PROMPT: Copy all of the material exactly. Pictures are not to appear in the copy.

*****

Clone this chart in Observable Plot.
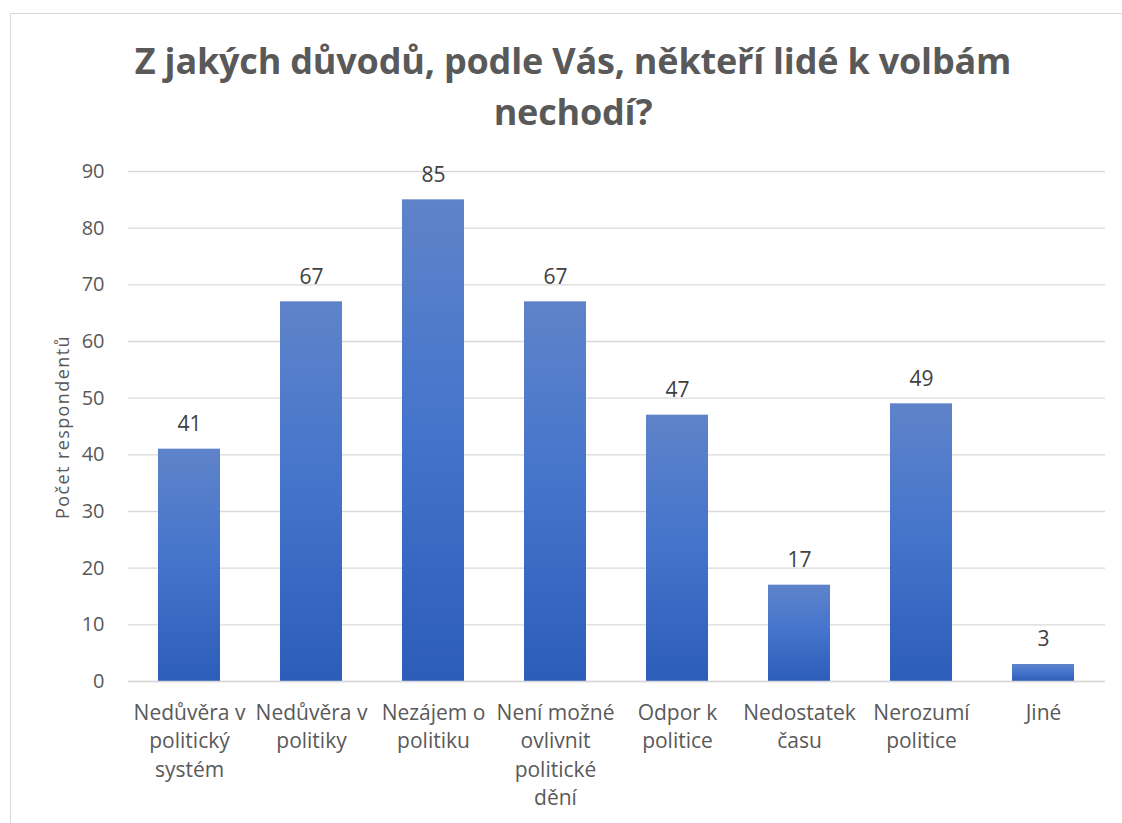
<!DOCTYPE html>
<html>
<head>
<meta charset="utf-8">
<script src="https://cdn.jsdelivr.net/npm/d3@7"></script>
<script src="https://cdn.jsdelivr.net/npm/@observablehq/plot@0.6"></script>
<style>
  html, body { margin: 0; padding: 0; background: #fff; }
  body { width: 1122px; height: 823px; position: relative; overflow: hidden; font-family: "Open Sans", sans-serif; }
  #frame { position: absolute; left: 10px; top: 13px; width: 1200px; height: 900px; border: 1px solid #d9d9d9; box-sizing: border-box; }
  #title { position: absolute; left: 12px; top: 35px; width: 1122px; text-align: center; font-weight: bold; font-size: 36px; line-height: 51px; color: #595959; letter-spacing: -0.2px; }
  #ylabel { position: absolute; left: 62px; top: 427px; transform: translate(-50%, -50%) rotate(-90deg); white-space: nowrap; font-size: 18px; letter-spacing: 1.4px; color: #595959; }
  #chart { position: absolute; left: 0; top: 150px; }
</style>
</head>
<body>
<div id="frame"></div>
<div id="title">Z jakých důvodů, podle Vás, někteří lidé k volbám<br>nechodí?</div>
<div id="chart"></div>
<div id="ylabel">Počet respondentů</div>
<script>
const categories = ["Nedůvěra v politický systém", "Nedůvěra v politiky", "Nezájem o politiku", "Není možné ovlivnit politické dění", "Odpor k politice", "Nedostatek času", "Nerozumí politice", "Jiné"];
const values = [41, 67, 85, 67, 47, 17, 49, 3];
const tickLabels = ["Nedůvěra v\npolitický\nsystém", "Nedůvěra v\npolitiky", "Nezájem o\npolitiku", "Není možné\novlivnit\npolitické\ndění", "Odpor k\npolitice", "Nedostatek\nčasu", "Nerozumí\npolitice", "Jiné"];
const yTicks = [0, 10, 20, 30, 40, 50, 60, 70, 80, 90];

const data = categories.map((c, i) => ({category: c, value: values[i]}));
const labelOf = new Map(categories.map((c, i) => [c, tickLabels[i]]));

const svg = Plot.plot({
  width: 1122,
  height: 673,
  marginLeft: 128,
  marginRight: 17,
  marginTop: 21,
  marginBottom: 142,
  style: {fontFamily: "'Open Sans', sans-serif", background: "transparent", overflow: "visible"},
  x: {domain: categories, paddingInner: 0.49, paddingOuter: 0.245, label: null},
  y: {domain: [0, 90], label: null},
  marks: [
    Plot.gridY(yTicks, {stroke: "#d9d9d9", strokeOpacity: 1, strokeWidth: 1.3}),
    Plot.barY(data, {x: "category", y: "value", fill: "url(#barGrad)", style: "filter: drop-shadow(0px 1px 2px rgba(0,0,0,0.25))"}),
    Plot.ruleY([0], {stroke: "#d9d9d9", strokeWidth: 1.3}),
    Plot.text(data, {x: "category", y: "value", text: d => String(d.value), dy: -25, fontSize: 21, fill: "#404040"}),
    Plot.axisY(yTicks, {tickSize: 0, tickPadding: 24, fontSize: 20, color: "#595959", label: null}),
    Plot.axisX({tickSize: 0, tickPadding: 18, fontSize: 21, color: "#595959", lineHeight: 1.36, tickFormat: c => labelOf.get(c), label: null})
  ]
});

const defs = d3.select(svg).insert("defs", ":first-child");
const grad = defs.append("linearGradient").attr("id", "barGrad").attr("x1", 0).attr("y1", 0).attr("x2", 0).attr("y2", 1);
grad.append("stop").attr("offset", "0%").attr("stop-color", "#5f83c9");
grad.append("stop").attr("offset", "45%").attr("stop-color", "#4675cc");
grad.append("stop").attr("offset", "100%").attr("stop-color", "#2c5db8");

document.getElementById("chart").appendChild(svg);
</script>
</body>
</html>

*****

RESPONSE:
Clone this chart in Observable Plot.
<!DOCTYPE html>
<html>
<head>
<meta charset="utf-8">
<script src="https://cdn.jsdelivr.net/npm/d3@7"></script>
<script src="https://cdn.jsdelivr.net/npm/@observablehq/plot@0.6"></script>
<style>
  html, body { margin: 0; padding: 0; background: #fff; }
  body { width: 1122px; height: 823px; position: relative; overflow: hidden; font-family: "Open Sans", sans-serif; }
  #frame { position: absolute; left: 10px; top: 13px; width: 1200px; height: 900px; border: 1px solid #d9d9d9; box-sizing: border-box; }
  #title { position: absolute; left: 12px; top: 35px; width: 1122px; text-align: center; font-weight: bold; font-size: 36px; line-height: 51px; color: #595959; letter-spacing: -0.2px; }
  #ylabel { position: absolute; left: 62px; top: 427px; transform: translate(-50%, -50%) rotate(-90deg); white-space: nowrap; font-size: 18px; letter-spacing: 1.4px; color: #595959; }
  #chart { position: absolute; left: 0; top: 150px; }
</style>
</head>
<body>
<div id="frame"></div>
<div id="title">Z jakých důvodů, podle Vás, někteří lidé k volbám<br>nechodí?</div>
<div id="chart"></div>
<div id="ylabel">Počet respondentů</div>
<script>
const categories = ["Nedůvěra v politický systém", "Nedůvěra v politiky", "Nezájem o politiku", "Není možné ovlivnit politické dění", "Odpor k politice", "Nedostatek času", "Nerozumí politice", "Jiné"];
const values = [41, 67, 85, 67, 47, 17, 49, 3];
const tickLabels = ["Nedůvěra v\npolitický\nsystém", "Nedůvěra v\npolitiky", "Nezájem o\npolitiku", "Není možné\novlivnit\npolitické\ndění", "Odpor k\npolitice", "Nedostatek\nčasu", "Nerozumí\npolitice", "Jiné"];
const yTicks = [0, 10, 20, 30, 40, 50, 60, 70, 80, 90];

const data = categories.map((c, i) => ({category: c, value: values[i]}));
const labelOf = new Map(categories.map((c, i) => [c, tickLabels[i]]));

const svg = Plot.plot({
  width: 1122,
  height: 673,
  marginLeft: 128,
  marginRight: 17,
  marginTop: 21,
  marginBottom: 142,
  style: {fontFamily: "'Open Sans', sans-serif", background: "transparent", overflow: "visible"},
  x: {domain: categories, paddingInner: 0.49, paddingOuter: 0.245, label: null},
  y: {domain: [0, 90], label: null},
  marks: [
    Plot.gridY(yTicks, {stroke: "#d9d9d9", strokeOpacity: 1, strokeWidth: 1.3}),
    Plot.barY(data, {x: "category", y: "value", fill: "url(#barGrad)", style: "filter: drop-shadow(0px 1px 2px rgba(0,0,0,0.25))"}),
    Plot.ruleY([0], {stroke: "#d9d9d9", strokeWidth: 1.3}),
    Plot.text(data, {x: "category", y: "value", text: d => String(d.value), dy: -25, fontSize: 21, fill: "#404040"}),
    Plot.axisY(yTicks, {tickSize: 0, tickPadding: 24, fontSize: 20, color: "#595959", label: null}),
    Plot.axisX({tickSize: 0, tickPadding: 18, fontSize: 21, color: "#595959", lineHeight: 1.36, tickFormat: c => labelOf.get(c), label: null})
  ]
});

const defs = d3.select(svg).insert("defs", ":first-child");
const grad = defs.append("linearGradient").attr("id", "barGrad").attr("x1", 0).attr("y1", 0).attr("x2", 0).attr("y2", 1);
grad.append("stop").attr("offset", "0%").attr("stop-color", "#5f83c9");
grad.append("stop").attr("offset", "45%").attr("stop-color", "#4675cc");
grad.append("stop").attr("offset", "100%").attr("stop-color", "#2c5db8");

document.getElementById("chart").appendChild(svg);
</script>
</body>
</html>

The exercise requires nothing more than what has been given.